When Netflix‘s hit documentary show Making a Murderer first came out, audiences were torn over whether or not Steven Avery was really guilty of his crimes. True crime fans debated the subject, with strong feelings on both sides, but recently new information has been coming to light about the prisoner that doesn’t look all that good. Not about the Teresa Halbach case, but about what he was like before he was accused and found guilty of murder.

Just weeks after Season 2 of the show dropped on the streaming service, Radar Online is reporting that Steven used to boast about the big payout he was convinced was coming his way after his wrongful conviction for sexual assault. “He always bragged about his money, all the time,” a family member shared in a 2006 police report that the website uncovered. Before the murder charges, he was suing Wisconsin’s Manitowoc County for $36 million in 2003 because of his wrongful imprisonment — and he was convinced he was going to cash out big.

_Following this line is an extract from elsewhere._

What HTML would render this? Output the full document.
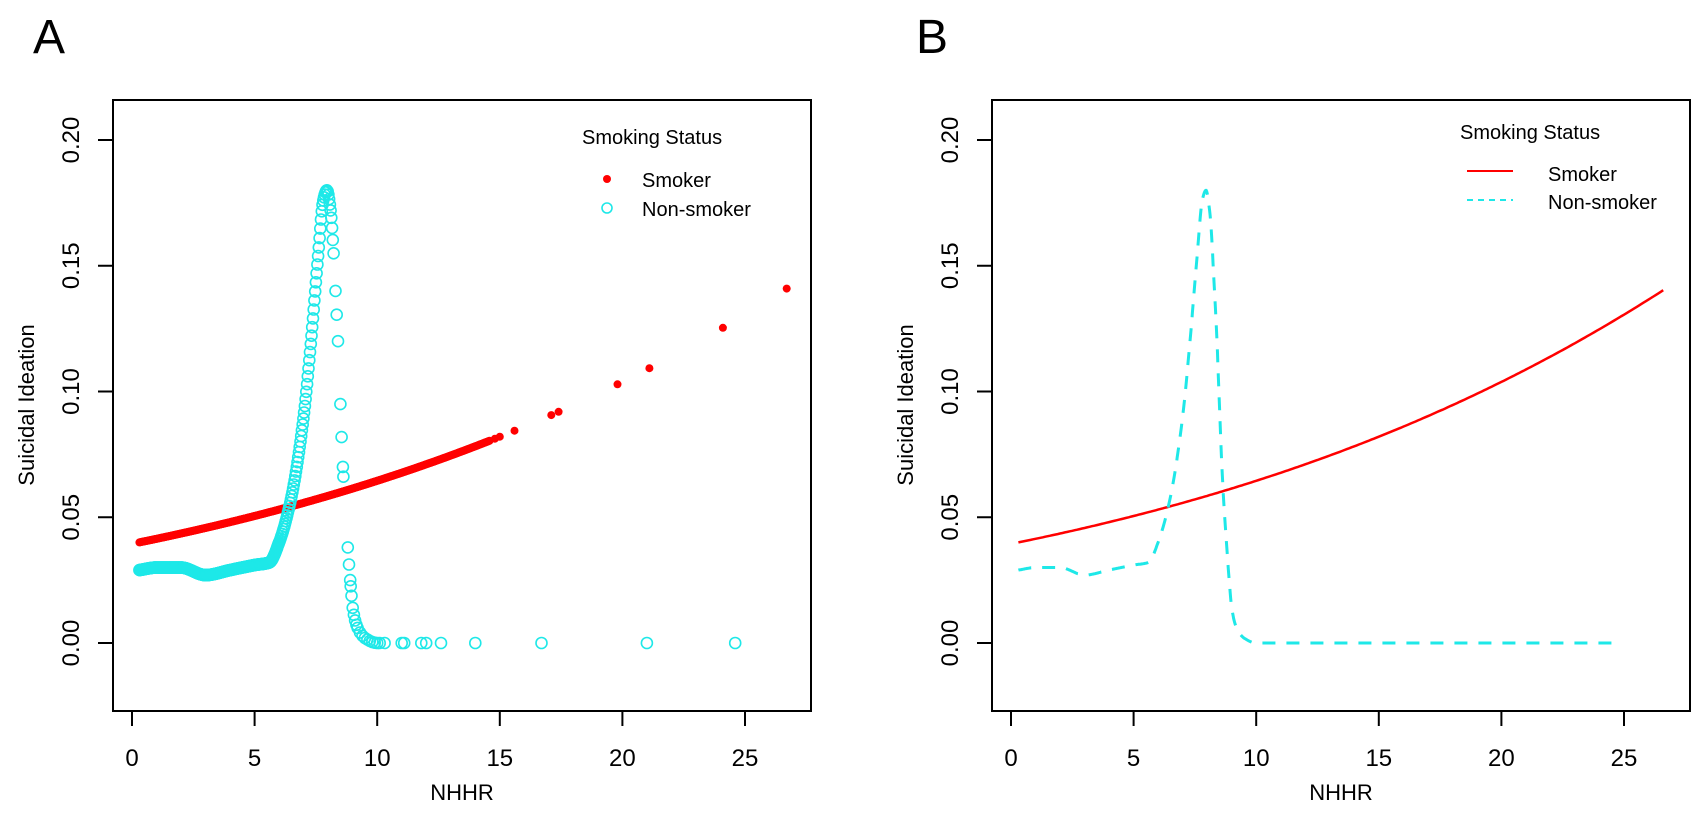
<!DOCTYPE html>
<html><head><meta charset="utf-8"><style>html,body{margin:0;padding:0;background:#fff}svg{display:block}text{font-family:"Liberation Sans",Arial,sans-serif;fill:#000}</style></head>
<body>
<svg id="s" width="1704" height="814" xmlns="http://www.w3.org/2000/svg"></svg>
<script>
const S=document.getElementById('s');let h='';
const Y=v=>643-2515*v;
const ctrl=[[0.3,0.029],[1,0.030],[2,0.030],[3,0.027],[4,0.029],[5,0.031],[5.6,0.032],[6,0.040],[6.5,0.058],[7,0.09],[7.3,0.12],[7.6,0.155],[7.8,0.176],[7.95,0.180],[8.1,0.172],[8.3,0.14],[8.4,0.12],[8.5,0.095],[8.6,0.07],[8.8,0.038],[8.9,0.025],[9.0,0.014],[9.2,0.006],[9.5,0.002],[10,0.0],[30,0]];
// monotone cubic
const n=ctrl.length,xs_=ctrl.map(p=>p[0]),ys_=ctrl.map(p=>p[1]);
const d=[],m=[];for(let i=0;i<n-1;i++)d.push((ys_[i+1]-ys_[i])/(xs_[i+1]-xs_[i]));
m[0]=d[0];m[n-1]=d[n-2];for(let i=1;i<n-1;i++){if(d[i-1]*d[i]<=0)m[i]=0;else{const w1=2*(xs_[i+1]-xs_[i])+(xs_[i]-xs_[i-1]),w2=(xs_[i+1]-xs_[i])+2*(xs_[i]-xs_[i-1]);m[i]=(w1+w2)/(w1/d[i-1]+w2/d[i]);}}
function cy(x){for(let i=0;i<n-1;i++){if(x<=xs_[i+1]){const hh=xs_[i+1]-xs_[i],t=(x-xs_[i])/hh;const h00=2*t*t*t-3*t*t+1,h10=t*t*t-2*t*t+t,h01=-2*t*t*t+3*t*t,h11=t*t*t-t*t;return h00*ys_[i]+h10*hh*m[i]+h01*ys_[i+1]+h11*hh*m[i+1];}}return 0;}
function ry(x){const l=-3.178+0.0519*(x-0.3);return 1/(1+Math.exp(-l));}
function panel(ox,B){
 const L=113+ox,R=811+ox,x0=132+ox;const X=v=>x0+24.52*v;
 h+=`<rect x="${L}" y="100" width="${R-L}" height="611" fill="none" stroke="#000" stroke-width="2"/>`;
 [0,5,10,15,20,25].forEach(v=>{h+=`<line x1="${X(v)}" y1="711" x2="${X(v)}" y2="726" stroke="#000" stroke-width="2"/><text x="${X(v)}" y="766" font-size="24" text-anchor="middle">${v}</text>`});
 [0,0.05,0.1,0.15,0.2].forEach(v=>{h+=`<line x1="${L-15}" y1="${Y(v)}" x2="${L}" y2="${Y(v)}" stroke="#000" stroke-width="2"/><text transform="translate(${79+ox},${Y(v)}) rotate(-90)" font-size="24" text-anchor="middle">${v.toFixed(2)}</text>`});
 h+=`<text x="${(L+R)/2}" y="800" font-size="22" text-anchor="middle">NHHR</text>`;
 h+=`<text transform="translate(${34+ox},405) rotate(-90)" font-size="22" text-anchor="middle">Suicidal Ideation</text>`;
 if(!B){
  let xs=[];for(let x=0.3;x<6;x+=0.02)xs.push(x);for(let x=6;x<8.25;x+=0.03)xs.push(x);
  xs.push(8.3,8.35,8.4,8.5,8.55,8.6,8.62,8.8,8.85,8.9,8.92,8.95,9.0,9.05,9.1,9.15,9.2,9.3,9.4,9.5,9.6,9.7,9.8,9.9,10,10.1,10.3,11,11.1,11.8,12,12.6,14,16.7,21,24.6);
  let rx=[];for(let x=0.3;x<14.6;x+=0.03)rx.push(x);rx.push(14.8,15,15.6,17.1,17.4,19.8,21.1,24.1,26.7);
  rx.forEach(x=>{h+=`<circle cx="${X(x).toFixed(1)}" cy="${Y(ry(x)).toFixed(1)}" r="4" fill="#f00"/>`});
  xs.forEach(x=>{h+=`<circle cx="${X(x).toFixed(1)}" cy="${Y(cy(x)).toFixed(1)}" r="5.5" fill="none" stroke="#1ee8e8" stroke-width="1.6"/>`});
  h+=`<text x="582" y="144" font-size="20">Smoking Status</text><circle cx="607" cy="179" r="4" fill="#f00"/><circle cx="607" cy="208" r="5" fill="none" stroke="#1ee8e8" stroke-width="1.6"/><text x="642" y="187" font-size="20">Smoker</text><text x="642" y="216" font-size="20">Non-smoker</text>`;
 }else{
  let p=[];for(let x=0.3;x<=26.7;x+=0.1)p.push(X(x).toFixed(1)+','+Y(ry(x)).toFixed(1));
  h+=`<polyline points="${p.join(' ')}" fill="none" stroke="#f00" stroke-width="2.5"/>`;
  p=[];for(let x=0.3;x<=24.5;x+=0.02)p.push(X(x).toFixed(1)+','+Y(cy(x)).toFixed(1));
  h+=`<polyline points="${p.join(' ')}" fill="none" stroke="#1ee8e8" stroke-width="3" stroke-dasharray="13 11"/>`;
  h+=`<text x="1460" y="139" font-size="20">Smoking Status</text><line x1="1467" y1="171" x2="1513" y2="171" stroke="#f00" stroke-width="2"/><line x1="1467" y1="200" x2="1513" y2="200" stroke="#1ee8e8" stroke-width="2" stroke-dasharray="6 5"/><text x="1548" y="181" font-size="20">Smoker</text><text x="1548" y="209" font-size="20">Non-smoker</text>`;
 }
}
panel(0,false);panel(879,true);
h+=`<text x="33" y="53" font-size="48">A</text><text x="916" y="53" font-size="48">B</text>`;
S.innerHTML=h;
</script>
</body></html>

But that wasn’t all. The source also claimed that he believed his police persecution had made him pretty much “invincible.” Apparently, he seemed to be convinced that the cops wouldn’t be able to touch him again no matter what he did, and that he pretty much had immunity for any future actions because of the threat of his lawsuit. “He [thought he] could do whatever he wanted to whoever he wanted and nobody was going to stop him.”

This is the police report — and the same family member — that also recently revealed that Steven had committed past sexual assaults, specifically against the woman speaking in the report. “He would tell me things like, ‘If you don’t do this, I’m going to hurt you; if you don’t do this, I’m gonna set your house on fire or that I might hurt your dad,'” the then-teenager told the Calumet County Sherriff’s Department. Manitowoc County special prosecutor Ken Kratz even confirmed to Radar that the report is legitimate. “In reality, this guy is sadistic,” he said.

Though these reports didn’t come out in trial (Steven’s lawyer Kathleen Zellner told In Touch that “being accused of a sexual assault is meaningless in terms of providing evidence against Steven Avery in his murder conviction”), they don’t paint the criminal in as flattering a light as the Netflix would have you believe. When it comes to this case, though, there’s only one thing that we know for sure. There’s a heck of a lot that we don’t know.